The Data Detention Directive of the EU in 2006 states that all telecom and internet service organisations need to store any data of their customers for a minimum of six months to a maximum of two years. Who calls whom, who sends whom a text message, who sends whom an email, which websites are visited or which apps are used and where you are. They know where you sleep. They know everything about you.
In a TED talk at TED Global in 2012, Malte Spitz describes that if the Stasi would have known what our governments know today, the Berlin Wall might never have come down. With the information collected, governments can find the mavens and leaders within society and with this information you can control a society.
So, will Big Data mean the end of privacy? In an interview in 2009, ex Google CEO Eric Schmidt already said: “If you have something that you don’t want anyone to know, maybe you shouldn’t be doing it in the first place.” Meaning that in the future, privacy as we know it might cease to exist. Already, Big Data causes some serious privacy issues that are important to address and to be aware of. Organisations should understand these when moving forward with their Big Data and be transparent about them and customers should be aware of it:
Re-identification of anonymous people
As written in a previous post, re-identification of anonymous people becomes possible when there is enough information available and datasets are combined with each other. As we leave more data traces online, it will become easier to re-identify individuals if measurements are not taken accordingly and data is not properly anonymized. Re-identification of individuals can have some serious consequences when, for example, private health information is recovered that could lead to discrimination, embarrassment or even identity-theft.
CCTV cameras flooding the country
If that is not enough, we are also filmed and recorded constantly. It is estimated that more than 300 different cameras might record an individual throughout the course of a single day. Especially the UK is a big fan of security cameras; with over 4.2 million CCTV cameras in place it has more cameras than China has.
The percentage of HD CCTV cameras is still small, but expected is that in 2016 the amount of High Definition CCTV cameras will reach 3.7 million in the UK alone. These cameras are not ordinary cameras, but these cameras can hear, detect dangerous situations, detect and follow movements and know who is recorded in a split second. In The Netherlands such cameras are protecting the border already. These cameras register each and every vehicle that crosses the border and checks it in a database if it is wanted. Within a split second a signal is given whether or not to stop the car. What does this mean for your privacy and the free movement policy within Europe?
Data knows what you will do tomorrow
But there is even more, as without knowing, we carry with us many chips that monitor our every movement. We carry our phone, our tablet and laptop that monitor everything. We drive in our car with sensors and our TomTom registers and shares our location and how fast we drive. We run with Nike+ tracing equipment and share it online instantly and our scales share our weight and whether or not we have reached or weight-losing goals. All this data is placed online and once recorded and online it becomes impossible to remove it again. Smart algorithms can use all these information to predict what you will do, before you have decided yourself. It knows what you did last night and what you will do tomorrow or next week.
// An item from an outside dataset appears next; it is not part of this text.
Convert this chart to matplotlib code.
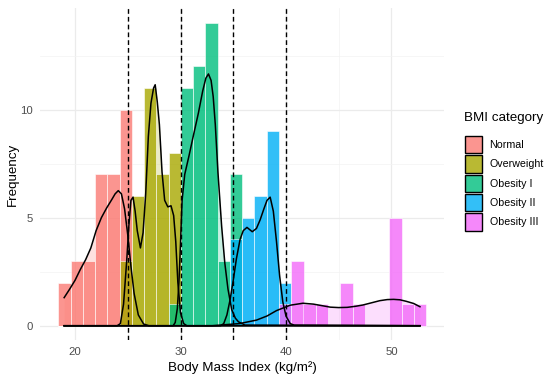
import matplotlib
matplotlib.use("Agg")
import matplotlib.pyplot as plt
from matplotlib.patches import Patch
from matplotlib.colors import to_rgba

plt.rcParams["font.family"] = ["Liberation Sans", "DejaVu Sans"]

categories = ["Normal", "Overweight", "Obesity I", "Obesity II", "Obesity III"]
colors = ["#FB7B74", "#A8A800", "#00BF7D", "#00B0F6", "#F36AF9"]

# histogram bins (30 bins, shared by every category)
bin_width = 1.162
bin_centers = [19.00, 20.16, 21.32, 22.49, 23.65, 24.81, 25.97, 27.13, 28.30, 29.46,
               30.62, 31.78, 32.94, 34.11, 35.27, 36.43, 37.59, 38.75, 39.92, 41.08,
               42.24, 43.40, 44.56, 45.73, 46.89, 48.05, 49.21, 50.37, 51.54, 52.70]

normal_counts =     [2, 3, 3, 7, 7, 10, 0, 0, 0, 0, 0, 0, 0, 0, 0,
                     0, 0, 0, 0, 0, 0, 0, 0, 0, 0, 0, 0, 0, 0, 0]
overweight_counts = [0, 0, 0, 0, 0, 3, 6, 11, 7, 8, 0, 0, 0, 0, 0,
                     0, 0, 0, 0, 0, 0, 0, 0, 0, 0, 0, 0, 0, 0, 0]
obesity1_counts =   [0, 0, 0, 0, 0, 0, 0, 0, 0, 1, 11, 12, 14, 3, 7,
                     0, 0, 0, 0, 0, 0, 0, 0, 0, 0, 0, 0, 0, 0, 0]
obesity2_counts =   [0, 0, 0, 0, 0, 0, 0, 0, 0, 0, 0, 0, 0, 0, 4,
                     5, 6, 9, 2, 0, 0, 0, 0, 0, 0, 0, 0, 0, 0, 0]
obesity3_counts =   [0, 0, 0, 0, 0, 0, 0, 0, 0, 0, 0, 0, 0, 0, 0,
                     0, 0, 0, 1, 3, 1, 1, 0, 2, 1, 0, 0, 5, 1, 1]

# density curves (count scale)
normal_dx = [18.97, 19.5, 20.0, 20.5, 21.0, 21.5, 22.0, 22.5, 23.0, 23.5, 23.8, 24.1,
             24.4, 24.7, 25.0, 25.3, 25.6, 26.0, 26.5, 27.0, 52.7]
normal_dy = [1.30, 1.70, 2.10, 2.60, 3.05, 3.60, 4.40, 5.00, 5.45, 5.85, 6.10, 6.25,
             6.10, 5.40, 4.20, 2.75, 1.50, 0.50, 0.08, 0.0, 0.0]

overweight_dx = [18.97, 24.0, 24.3, 24.6, 24.9, 25.1, 25.3, 25.5, 25.7, 25.9, 26.2, 26.45,
                 26.7, 26.95, 27.2, 27.45, 27.6, 27.8, 28.0, 28.25, 28.5, 28.8, 29.1, 29.35,
                 29.55, 29.75, 30.0, 30.3, 30.6, 52.7]
overweight_dy = [0.0, 0.0, 0.1, 1.0, 3.0, 4.6, 5.8, 5.95, 5.3, 4.4, 3.6, 4.3,
                 6.1, 8.75, 10.3, 11.0, 11.15, 10.35, 9.3, 7.1, 5.8, 5.5, 5.55, 5.1,
                 3.9, 2.0, 0.6, 0.1, 0.0, 0.0]

obesity1_dx = [18.97, 29.3, 29.5, 29.7, 29.85, 30.0, 30.15, 30.4, 30.8, 31.2, 31.7, 32.1,
               32.4, 32.65, 32.9, 33.1, 33.3, 33.55, 33.9, 34.2, 34.5, 34.85, 35.2, 35.5,
               36.1, 52.7]
obesity1_dy = [0.0, 0.0, 0.15, 0.8, 2.0, 3.8, 5.8, 7.0, 7.85, 8.75, 9.85, 10.85,
               11.45, 11.65, 11.35, 10.6, 9.3, 7.1, 4.6, 2.9, 1.7, 0.75, 0.35, 0.18,
               0.03, 0.0]

obesity2_dx = [18.97, 33.8, 34.1, 34.4, 34.7, 35.0, 35.3, 35.65, 35.95, 36.3, 36.8, 37.2,
               37.55, 37.9, 38.2, 38.5, 38.8, 39.1, 39.4, 39.7, 40.0, 40.4, 40.8, 52.7]
obesity2_dy = [0.0, 0.0, 0.1, 0.5, 1.2, 2.1, 3.1, 4.0, 4.4, 4.55, 4.35, 4.5,
               4.9, 5.4, 5.8, 5.95, 5.3, 3.9, 2.3, 1.1, 0.45, 0.1, 0.02, 0.0]

obesity3_dx = [18.97, 33.0, 35.6, 37.2, 38.2, 39.1, 40.4, 41.6, 42.6, 43.4, 44.2, 45.0,
               45.8, 46.6, 47.3, 48.1, 48.9, 49.6, 50.2, 50.8, 51.4, 52.1, 52.7]
obesity3_dy = [0.0, 0.0, 0.1, 0.26, 0.45, 0.7, 0.95, 1.04, 1.0, 0.93, 0.86, 0.84,
               0.85, 0.9, 0.96, 1.06, 1.16, 1.21, 1.22, 1.2, 1.13, 1.03, 0.88]

cutoffs = [25, 30, 35, 40]

all_counts = [normal_counts, overweight_counts, obesity1_counts, obesity2_counts, obesity3_counts]
all_dx = [normal_dx, overweight_dx, obesity1_dx, obesity2_dx, obesity3_dx]
all_dy = [normal_dy, overweight_dy, obesity1_dy, obesity2_dy, obesity3_dy]

fig = plt.figure(figsize=(5.5, 3.79), dpi=100)
ax = fig.add_axes([40 / 550, 39 / 379, 404 / 550, 332 / 379])

# theme_minimal-ish grid
ax.set_xticks([20, 30, 40, 50])
ax.set_xticks([25, 35, 45], minor=True)
ax.set_yticks([0, 5, 10])
ax.set_yticks([2.5, 7.5, 12.5], minor=True)
ax.grid(True, which="major", color="#EBEBEB", linewidth=0.9)
ax.grid(True, which="minor", color="#F3F3F3", linewidth=0.5)
ax.set_axisbelow(True)
for sp in ax.spines.values():
    sp.set_visible(False)
ax.tick_params(which="both", length=0, labelsize=8.2, labelcolor="#4D4D4D", pad=5)

# density fills under the bars
for dx, dy, c in zip(all_dx, all_dy, colors):
    ax.fill_between(dx, 0, dy, color=c, alpha=0.22, linewidth=0, zorder=1)

# histogram bars, later categories drawn on top
for counts, c in zip(all_counts, colors):
    ax.bar(bin_centers, counts, width=bin_width, color=c, alpha=0.8,
           edgecolor="white", linewidth=0.5, zorder=2)

# density outlines
for dx, dy in zip(all_dx, all_dy):
    ax.plot(dx, dy, color="black", linewidth=1.1, zorder=4)

for xc in cutoffs:
    ax.axvline(xc, color="black", linewidth=1.0, linestyle=(0, (3.4, 2.2)), zorder=5)

ax.set_xlim(16.68, 54.98)
ax.set_ylim(-0.66, 14.7)
ax.set_xlabel("Body Mass Index (kg/m²)", fontsize=9.6, labelpad=3)
ax.set_ylabel("Frequency", fontsize=9.6, labelpad=1)

handles = [Patch(facecolor=to_rgba(c, 0.8), edgecolor="black", linewidth=1.0) for c in colors]
fig.text(464 / 550, 1 - 118 / 379, "BMI category", fontsize=9.6, va="center", ha="left")
fig.legend(handles, categories, loc="upper left", bbox_to_anchor=(465 / 550, 1 - 136 / 379),
           frameon=False, fontsize=7.7, handlelength=1.6, handleheight=2.11,
           labelspacing=0.19, handletextpad=0.7, borderpad=0, borderaxespad=0)

fig.savefig("out.png", dpi=100)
Is the data collected correct?
Another important issue is that it is almost impossible to make sure that all the data that is collected, is actually correct. First of all, because most of the time we do not know what information is collected, but more importantly because we do not have access to our own data. This principle is incorporated into the Fair Credit Reporting Act (FCRA), which requires credit-reporting agencies to provide consumers with access to their credit reports so they can have inaccuracies corrected. But this is only for credit-reporting agencies and the law was originally passed in 1970, way before all other industries started collecting massive amounts of data. So, nowadays, the general public has no clue what entities are collecting what information and what they are or will be doing with it.
The free will
I would like to go one step further. All data that is collected is used to recommend products or services while we surf the internet. It is used to determine the results of the search engine we see and it is used to show us tailor made homepages of websites. Does Big Data in that sense prevents us from having a free will? Due to Big Data we might miss out on products that otherwise we would have liked to buy. Or we miss a search result that would change the course of our lives, just because Google thought it would not interest us. We will become what Google wants us to become…
There are many advantages to Big Data, which are described at our blog section, and Big Data will definitely change the way we organise ourselves and the way companies operate. We will for sure make a lot of money with Big Data, become more efficient, discover new trends and markets and give our local economies a push for growth. But it is also important to know and understand the downside of Big Data.
So, how do we prevent that our privacy will become the first victim of Big Data? Governments will have to step in and develop appropriate laws that stimulate the usage of Big Data but also protects the digital immigrants as well as the digital natives. Organisations should stop being creepy and become transparent in what they collect and how they use it. Transparency is after all, half the cure. So, lets enjoy the advantages of Big Data while reminding ourselves that only because organisations have the possibility to store data, they do not always have to do it. Privacy is fundamental right and we have to fight for self-determination in the digital age in order to keep our privacy.